My Ghosts dont like eating the crickets that i feed them? They attack it nible a bit off and throw it away? I caught them some flying insects and they eat them.... does this mean i have to catch bugs everytime i feed em? Since i do not have any flys right now?


----------



## julian camilo (May 15, 2006)

kind of, yeh. p.paradoxa is known for being quite picky, sometimes refusing to eat even stuff which you wouldve thought would be perfect, or which they had been eating regularly. but yeh, crickets are a bit of a no-no (in general in my opinion, but deffinitely for p.paradoxa). you should try finding a fishing bait/tackle shop near you, or get some waxworms and let them pupate and hatch into waxmoths. or use a light trap at night. there are other threads on this board about flies and that, so yeh have a look. but i do think you should feed your p.paradoxa flying things, flies and moths etc and not crickets.


----------



## Mike (May 15, 2006)

how long does it take the wax worms to pupate? hmm so even if they get starving hungry they wont eat crickets? =\


----------



## 13ollox (May 15, 2006)

they take a couple of weeks to hatch from there pupated state . if you keep them warm they will hatch a lil bit faster , a good thing might be to get let as many waxworms as you need each week pupate. then the next week, do the same .. then each week you should get some moths . mantids love waxmoths, plus there more nutritional than crickets , you could say a healthy balanced meal .. bad thing about waxmoths is that if you get too many .. they seem to die rather than them being put to use as food !


----------



## julian camilo (May 15, 2006)

well from my expe3rience with p.paradoxa, they can go for long periods refusing to eat, crickets or not. but its much likely theyll want to eat if its something that isnt crickets (flies and moths etc). ive never had one die of starvation becauses it refuses to eat crickets because ive offered them other things, so i dont know how far theyre willing to pursue their pickyness. also, i may be wrong with this and many would disagree and say its down to the crickets diet, but im just not very trusting of crickets at all. some might say that nutrionally they arent so good for the mantis. so even if it did "cave in" and eat crickets, i dont think itd be the best for the mantis, from a nutritional standing. but then some say crickets are fine nutrionaly, its just what you feed them that matters. so umm yeh i guess its up to you, but i would say avoid them if you can.

im not too sure how long waxmoths take to hatch from the pupa, i think its one or two weeks, im probably wrong, and it depend son temperature too. the most conveninet method of using flying insects as food is to buy lots of maggots from a fishing tackle/bait shops, keep them in the fridge or something. every few days, take a few out and keep them at room temperature. you wont get anything for a week or two but if you keep doing this every few days, eventually the first maggots you took out will have turned into flies, then you get new flies hatching every couple of days. some people find this a pain but i think its pretty useful and eays once you get into that routine. but yeh there are better threads on flies elsewhere. sorry i cant help much.

EDIT: like 13ollox suggests above, this method works well for waxworm/moths too.


----------



## rlechols (May 15, 2006)

I have ordered house fly pupae from spiderpharm.com before.

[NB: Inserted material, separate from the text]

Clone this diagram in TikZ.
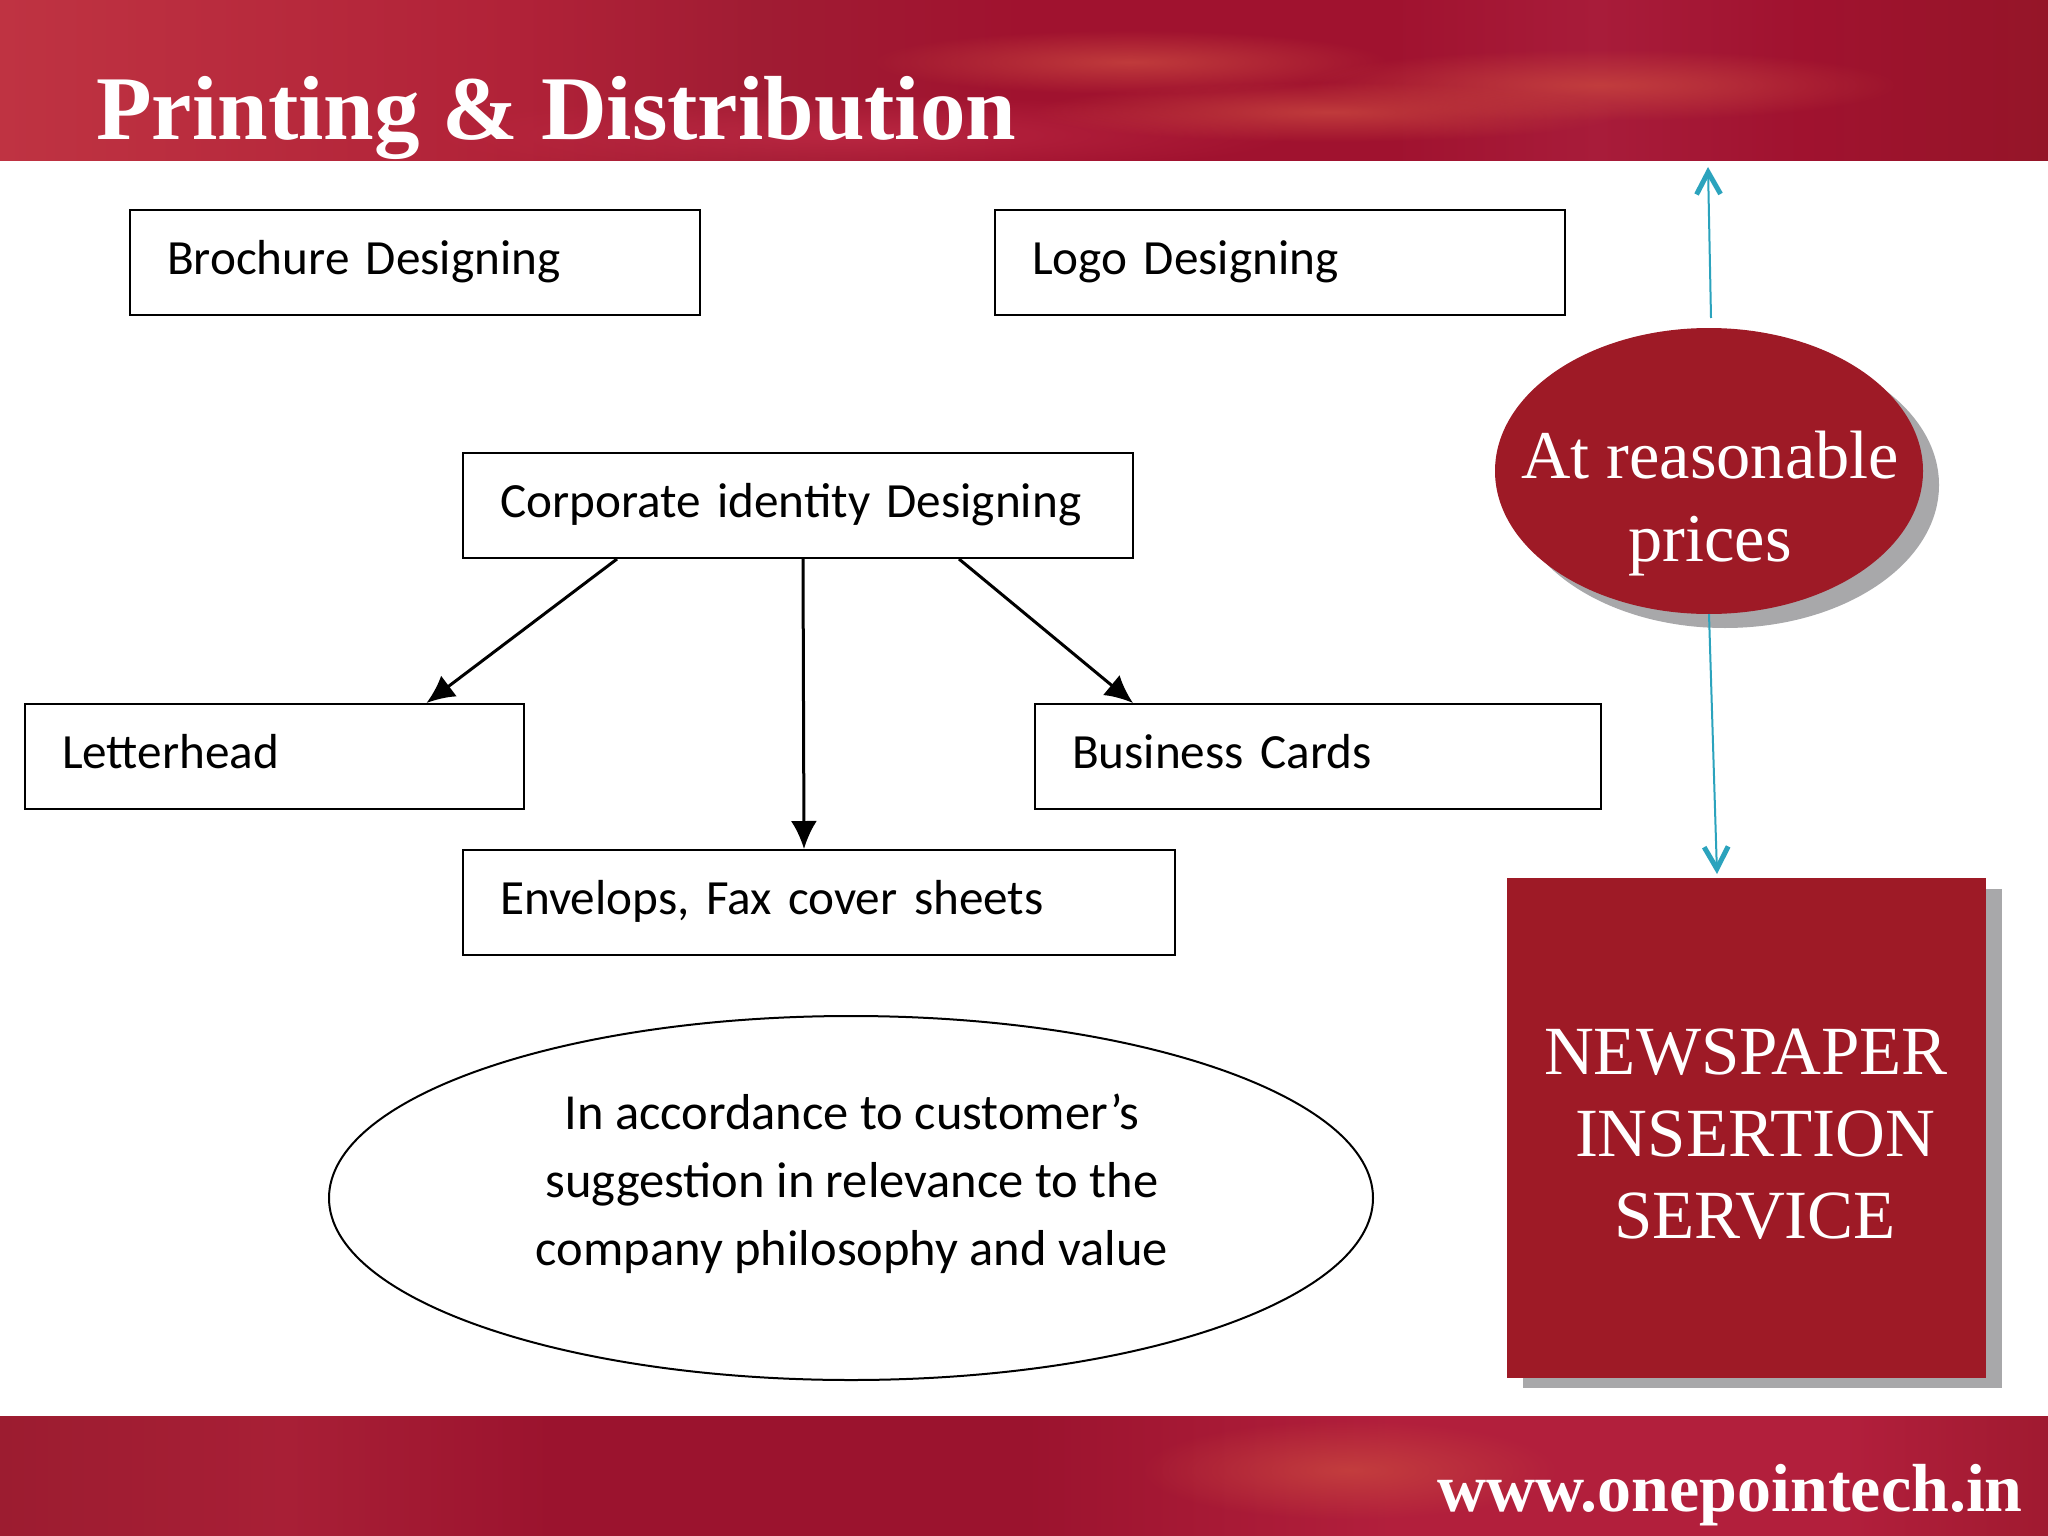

They arrived quickly and were packed well. You keep them in the fridge and take out as many as you need every day/week. They hatch into flies in a few days. It's convenient because you don't have to deal with the flying adults (which can get away and is very annoying). You just put a few pupae in each mantid's cage every few days and that's it! My ghosts and all my other nymphs are really enjoying the flies. Good luck!


----------



## Mike (May 15, 2006)

hmmm so the mantids wont like the waxworm itsself? I would imagine u would have to feed alot of wax moths arnt they skinny and stuff? they arnt thoes far jiuvy moths are they?

Yea where i am we dont use fly pupae or whatever for fishing cuz bleh i forget the fish dont eat thoes here or soemthing 0_o????


----------



## 13ollox (May 16, 2006)

waxworms themselfs are eaten as well ! just as they mostly fat " baby fat " you could call it . i wouldnt like make em there staple diet ! and the moths seem to do a mantis for ages ! i even fed em to my lil nymphs( although i took the wings off the moth as when the mantis attacked it would get batted in the face and ran ! but as they got bigger they took em with the wings no worries ! plus ... with the moths .. always a chance the moths will mate and youll have a new load of waxworms to culture to more moths .. saving money ! ( although time i guess is more important, as they take bloody ages to grow )

Neil


----------